Kembali ke tingkah tak etis dari petugas medis, ini adalah persoalan moral personal. Sama seperti profesi lain yang juga selalu ada ulah tak etis. Kendati dalam keseharian, para petugas medis sudah terbiasa dengan bagian tubuh manusian, tentu dalam kondisi tertentu akan saja kembali ke sisi manusiawi, birahi.
Sama seperti kelompok profesi lain. Ada guru cabul, polisi cabul, sampai pada guru ngaji pun ada yang cabul. Tokoh agama pun tak luput dari godaan cabul ini. Sekali lagi saya katakan, ini adalah moral personal bukan moral secara komunal. Di kalangan lokalisasi pun, mereka sering tampak santun di luar kamar tapi sangat cabul di dalam kamar.
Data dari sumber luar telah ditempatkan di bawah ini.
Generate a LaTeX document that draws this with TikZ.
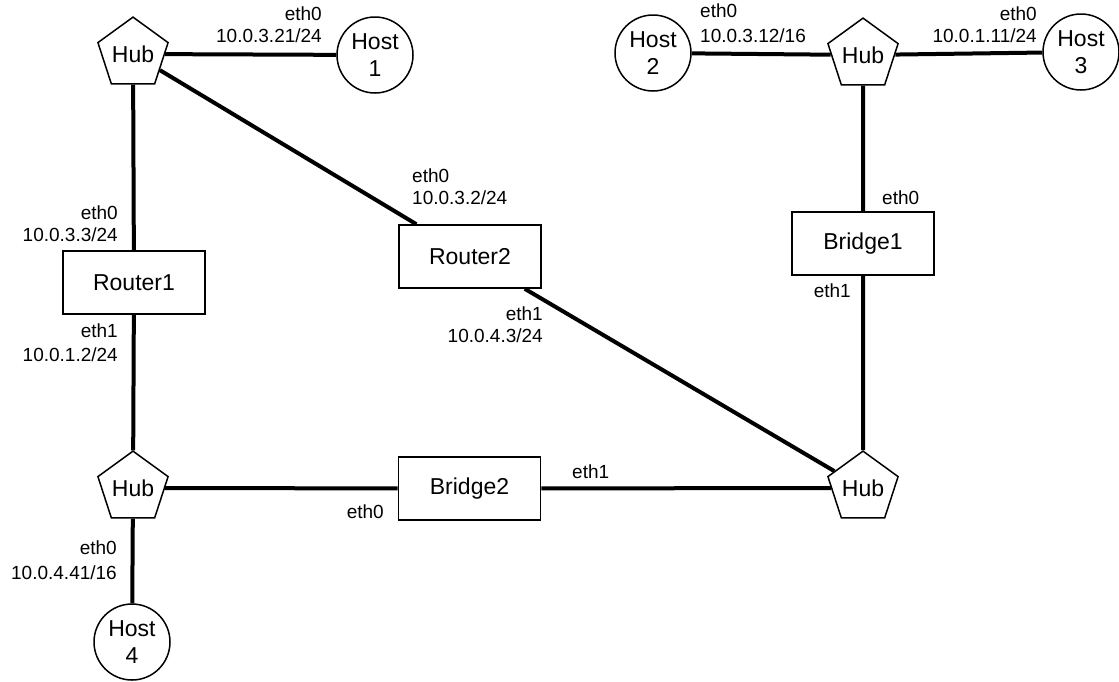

Satu lagi bukti bila keilmuan medis tetap saja punya ulah tak etis adalah aksi Intan Ariani (19), yang membuang bayinya di Madiun, awal bulan Januari 2018 lalu. Intan ini adalah mahasiswi Akademi Kebidanan Stikes Bhakti Husada Muliya Kota Madiun. Wanita asal Desa Kemiri, Kecamatan Jenangan, Kabupaten Ponorogo, Jawa Timur, tega membuang bayi di pekarangan asrama akibat hubungan gelap.
Secara logika, dia adalah mahasiswi kebidanan yang seharusnya tahu bagaimana kehamilan dan cara-cara pencegahannya. Nyatanya, dia jebol juga hingga akhirnya kini dia pun dijebloskan ke tahanan. Nah kan.
Hanya saja ada satu pertanyaan yang menjadi ganjalan. Setahu saya, spesialis kandungan lebih banyak dari laki-lakinya daripada perempuannya. Saya pernah mencoba mencari spesialis kandungan wanita di sekitar tempat tinggal saya. Ada memang, tapi tidak semudah mencari dokter laki-laki yang spesialis kandungan.
Iseng saja saya ingin bertanya, apa tujuan kali pertama si dokter tersebut saat memilih spesialis kandungan sebagai S2 pendidikan kedokterannya?